Even more striking is the person's comprehension of space and time. Verbally he knows the time and date and the name of the place where he is and thus seems perfectly normal. However, visually he does not recognize places he has been many times and cannot find his way around. Though he knows the date, he has no idea of the season and cannot detect it is winter by looking out the window and seeing snow on the ground. He may infer it's winter from the fact that winter comes in January, but he cannot verify this for himself by seeing snow on the ground and take meaning from that experience.

Finally, the person's seeming emotional outlook is affected. From his behavior, the left-hemisphere person can only be called affable, cheerful, and easy going. He seems to have lost touch with his personal situation as long as the right half of the brain is turned off. Though his behavior is a welcome change, it does not reflect any understanding of the fact that only half of the brain is functioning or recognition of the disabilities that are a consequence of this. In other words, given the reality of the situation, this cheerful demeanor seems inappropriate. Yet, given the way this hemisphere works, this behavior simply emerges.

The same procedure also reveals the characteristics of the right hemisphere. Almost all the incapacities described for the left hemisphere are the strengths of its contralateral partner. However, the use of language is greatly diminished. There is difficulty remembering the names of things, but the person retains some ability to explain or demonstrate how an object is used. The right-hemisphere person generally prefers to point or use mime rather that respond verbally in his interactions with others. Though he uses words with great difficulty, he has no problem with intonation or with identifying nonverbal sounds such as surf or recognizing various pieces of music. However, this person cannot duplicate rhythm patterns (an important component for the composition of music). With unfinished drawings, this person can quickly evaluate them, pointing out the omitted part. And in the classification of Roman and Arabic numerals, he always classifies them by their appearance, that is V and X together and 5 and 10 together.
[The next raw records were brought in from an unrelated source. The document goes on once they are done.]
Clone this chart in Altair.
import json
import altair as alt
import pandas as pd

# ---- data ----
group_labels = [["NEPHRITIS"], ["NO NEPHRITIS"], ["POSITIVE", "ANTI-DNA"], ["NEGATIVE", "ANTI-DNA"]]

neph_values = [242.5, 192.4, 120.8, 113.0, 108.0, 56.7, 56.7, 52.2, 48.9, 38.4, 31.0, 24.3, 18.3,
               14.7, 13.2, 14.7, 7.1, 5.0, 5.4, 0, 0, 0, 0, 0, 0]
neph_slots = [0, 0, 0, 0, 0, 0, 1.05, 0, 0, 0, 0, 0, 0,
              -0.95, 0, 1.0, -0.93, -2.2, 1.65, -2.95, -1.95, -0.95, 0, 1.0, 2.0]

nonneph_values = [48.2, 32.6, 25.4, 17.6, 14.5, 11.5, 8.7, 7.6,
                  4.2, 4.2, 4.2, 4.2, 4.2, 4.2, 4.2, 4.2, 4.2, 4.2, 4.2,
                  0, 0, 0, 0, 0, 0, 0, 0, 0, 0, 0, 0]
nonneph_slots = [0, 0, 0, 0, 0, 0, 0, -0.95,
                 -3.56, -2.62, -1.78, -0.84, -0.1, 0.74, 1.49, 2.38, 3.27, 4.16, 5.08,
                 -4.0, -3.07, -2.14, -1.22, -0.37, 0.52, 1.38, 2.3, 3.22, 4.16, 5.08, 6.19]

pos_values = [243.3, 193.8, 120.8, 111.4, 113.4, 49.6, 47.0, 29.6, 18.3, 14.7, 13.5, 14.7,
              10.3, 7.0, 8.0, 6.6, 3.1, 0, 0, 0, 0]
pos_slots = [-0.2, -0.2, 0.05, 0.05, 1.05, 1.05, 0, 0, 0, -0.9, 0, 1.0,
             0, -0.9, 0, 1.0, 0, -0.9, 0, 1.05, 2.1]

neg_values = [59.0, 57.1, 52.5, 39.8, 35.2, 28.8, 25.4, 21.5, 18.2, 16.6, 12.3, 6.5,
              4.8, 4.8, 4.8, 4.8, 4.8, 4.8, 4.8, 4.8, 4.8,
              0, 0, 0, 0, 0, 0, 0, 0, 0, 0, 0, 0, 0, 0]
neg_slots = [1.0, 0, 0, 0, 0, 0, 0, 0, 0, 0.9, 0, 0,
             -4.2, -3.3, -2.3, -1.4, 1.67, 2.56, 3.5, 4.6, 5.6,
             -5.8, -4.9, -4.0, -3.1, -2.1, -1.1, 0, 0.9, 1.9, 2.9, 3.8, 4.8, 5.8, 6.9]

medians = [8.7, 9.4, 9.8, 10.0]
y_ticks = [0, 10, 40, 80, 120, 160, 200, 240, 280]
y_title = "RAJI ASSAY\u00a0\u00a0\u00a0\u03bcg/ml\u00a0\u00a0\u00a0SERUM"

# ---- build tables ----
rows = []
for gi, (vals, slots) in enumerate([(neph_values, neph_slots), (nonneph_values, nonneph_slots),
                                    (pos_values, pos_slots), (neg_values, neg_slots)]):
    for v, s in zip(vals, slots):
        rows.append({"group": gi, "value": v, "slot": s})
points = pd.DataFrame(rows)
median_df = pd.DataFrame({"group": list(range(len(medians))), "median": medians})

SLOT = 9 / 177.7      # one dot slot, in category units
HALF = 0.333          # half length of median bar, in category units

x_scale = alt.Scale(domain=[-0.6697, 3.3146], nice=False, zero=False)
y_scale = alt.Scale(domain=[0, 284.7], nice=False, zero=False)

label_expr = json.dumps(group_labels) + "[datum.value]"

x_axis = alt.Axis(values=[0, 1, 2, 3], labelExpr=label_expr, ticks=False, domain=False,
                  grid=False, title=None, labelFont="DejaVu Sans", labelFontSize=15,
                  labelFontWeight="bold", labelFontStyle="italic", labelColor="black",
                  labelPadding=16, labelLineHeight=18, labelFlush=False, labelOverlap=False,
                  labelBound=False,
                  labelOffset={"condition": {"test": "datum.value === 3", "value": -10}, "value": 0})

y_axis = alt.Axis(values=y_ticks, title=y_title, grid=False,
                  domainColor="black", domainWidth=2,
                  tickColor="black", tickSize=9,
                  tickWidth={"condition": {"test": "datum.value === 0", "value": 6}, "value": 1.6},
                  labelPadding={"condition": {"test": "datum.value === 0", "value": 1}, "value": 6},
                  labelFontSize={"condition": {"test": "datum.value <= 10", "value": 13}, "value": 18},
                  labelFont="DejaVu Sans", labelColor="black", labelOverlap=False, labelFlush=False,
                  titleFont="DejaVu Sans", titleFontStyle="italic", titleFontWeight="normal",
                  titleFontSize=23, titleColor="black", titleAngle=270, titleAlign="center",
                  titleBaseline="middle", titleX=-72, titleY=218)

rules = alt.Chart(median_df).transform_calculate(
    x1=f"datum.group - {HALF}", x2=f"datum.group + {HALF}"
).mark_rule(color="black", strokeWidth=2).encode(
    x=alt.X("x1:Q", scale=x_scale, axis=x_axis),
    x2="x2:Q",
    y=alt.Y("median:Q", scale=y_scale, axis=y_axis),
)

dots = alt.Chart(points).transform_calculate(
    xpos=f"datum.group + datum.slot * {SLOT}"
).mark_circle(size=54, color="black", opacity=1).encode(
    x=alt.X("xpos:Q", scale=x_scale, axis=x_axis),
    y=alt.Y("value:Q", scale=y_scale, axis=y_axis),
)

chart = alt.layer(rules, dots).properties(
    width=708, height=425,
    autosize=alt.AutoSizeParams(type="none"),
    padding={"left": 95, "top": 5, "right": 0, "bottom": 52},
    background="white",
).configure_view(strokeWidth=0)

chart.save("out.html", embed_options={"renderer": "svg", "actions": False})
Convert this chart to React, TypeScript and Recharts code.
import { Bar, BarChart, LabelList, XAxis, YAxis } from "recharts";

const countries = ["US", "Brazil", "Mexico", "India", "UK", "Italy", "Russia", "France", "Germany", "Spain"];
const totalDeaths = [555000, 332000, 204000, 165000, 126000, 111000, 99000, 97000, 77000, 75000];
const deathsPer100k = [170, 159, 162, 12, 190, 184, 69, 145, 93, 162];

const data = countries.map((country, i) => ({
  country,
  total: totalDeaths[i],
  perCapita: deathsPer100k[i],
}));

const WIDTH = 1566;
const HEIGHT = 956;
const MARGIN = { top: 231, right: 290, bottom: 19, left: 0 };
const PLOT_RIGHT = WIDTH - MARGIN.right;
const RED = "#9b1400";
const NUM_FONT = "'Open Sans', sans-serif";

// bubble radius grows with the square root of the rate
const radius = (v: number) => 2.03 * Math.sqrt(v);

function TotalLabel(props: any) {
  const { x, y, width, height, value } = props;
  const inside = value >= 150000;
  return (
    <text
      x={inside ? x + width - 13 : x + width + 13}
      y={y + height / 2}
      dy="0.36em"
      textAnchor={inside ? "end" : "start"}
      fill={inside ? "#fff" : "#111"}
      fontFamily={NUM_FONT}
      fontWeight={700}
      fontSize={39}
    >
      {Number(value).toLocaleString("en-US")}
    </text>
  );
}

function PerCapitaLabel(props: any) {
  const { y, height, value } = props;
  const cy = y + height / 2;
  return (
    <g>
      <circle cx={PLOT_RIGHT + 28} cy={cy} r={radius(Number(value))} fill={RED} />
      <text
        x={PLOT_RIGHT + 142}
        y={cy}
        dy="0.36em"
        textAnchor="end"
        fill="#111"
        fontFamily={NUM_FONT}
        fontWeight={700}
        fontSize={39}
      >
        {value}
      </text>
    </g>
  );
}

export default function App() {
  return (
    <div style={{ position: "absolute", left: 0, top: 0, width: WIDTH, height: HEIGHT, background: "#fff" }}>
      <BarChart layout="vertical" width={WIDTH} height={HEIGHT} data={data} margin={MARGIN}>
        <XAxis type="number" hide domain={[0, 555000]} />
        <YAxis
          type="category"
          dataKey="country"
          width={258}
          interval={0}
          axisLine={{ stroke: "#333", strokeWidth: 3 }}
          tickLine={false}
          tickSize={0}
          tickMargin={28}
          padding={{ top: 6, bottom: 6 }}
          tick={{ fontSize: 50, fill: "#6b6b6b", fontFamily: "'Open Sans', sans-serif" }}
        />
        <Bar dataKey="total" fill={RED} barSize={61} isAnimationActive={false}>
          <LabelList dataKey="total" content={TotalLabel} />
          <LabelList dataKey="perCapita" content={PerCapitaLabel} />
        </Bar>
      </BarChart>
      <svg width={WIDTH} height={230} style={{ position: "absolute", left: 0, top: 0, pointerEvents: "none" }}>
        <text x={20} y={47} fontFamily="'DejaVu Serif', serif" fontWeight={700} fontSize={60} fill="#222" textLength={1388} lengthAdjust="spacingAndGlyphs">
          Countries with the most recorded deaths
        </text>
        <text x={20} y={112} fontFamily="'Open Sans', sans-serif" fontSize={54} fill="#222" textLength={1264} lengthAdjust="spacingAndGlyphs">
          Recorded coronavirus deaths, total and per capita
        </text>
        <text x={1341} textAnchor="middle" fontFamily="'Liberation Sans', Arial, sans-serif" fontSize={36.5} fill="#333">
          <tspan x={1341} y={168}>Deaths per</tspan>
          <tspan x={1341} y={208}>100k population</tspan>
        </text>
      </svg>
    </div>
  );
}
The right-hemisphere person has much greater difficulty in remembering a series of words and can at best remember two or three out of ten and will forget them within a few hours. However, this person easily remembers images of oddly shaped figures several hours later. In terms of orientation in space and time, the right-hemisphere person has no problem recognizing where he is but cannot give the name of the room. Calendar and clock time have no significance to him, although he is aware of the season and can easily connect the weather with the season by looking out the window.

Emotionally, the right-hemisphere person is sullen and seems depressed and pessimistic about his condition. One might classify this state as a negative outlook on life. However, as with all the behavioral manifestations of right hemisphere processing (which have been characterized by the seemingly correct perception of experiences), this evaluation of his present state also seems proper given the fact that half of the brain has been shut off, and expression is severely repressed.

These studies give perhaps as vivid a picture of the differences between the two hemispheres as any data presented so far. The important thing to remember in considering this information is that when one or the other hemisphere is shut down, the person, in his interaction with Deglin, behaved in these very characteristic ways. This behavior is a direct reflection of how the two individual halves of the brain deal with the world of which they are a part. One seems cheerful but can make no sense of the environment in which it exists nor can it detect emotion in itself or others. The other seems sullen but properly perceives the spatial-temporal quality of the world and the emotional context of his interactions with others. We may speculate that should one or the other of our hemispheres be turned off, we too would behave in these characteristic ways.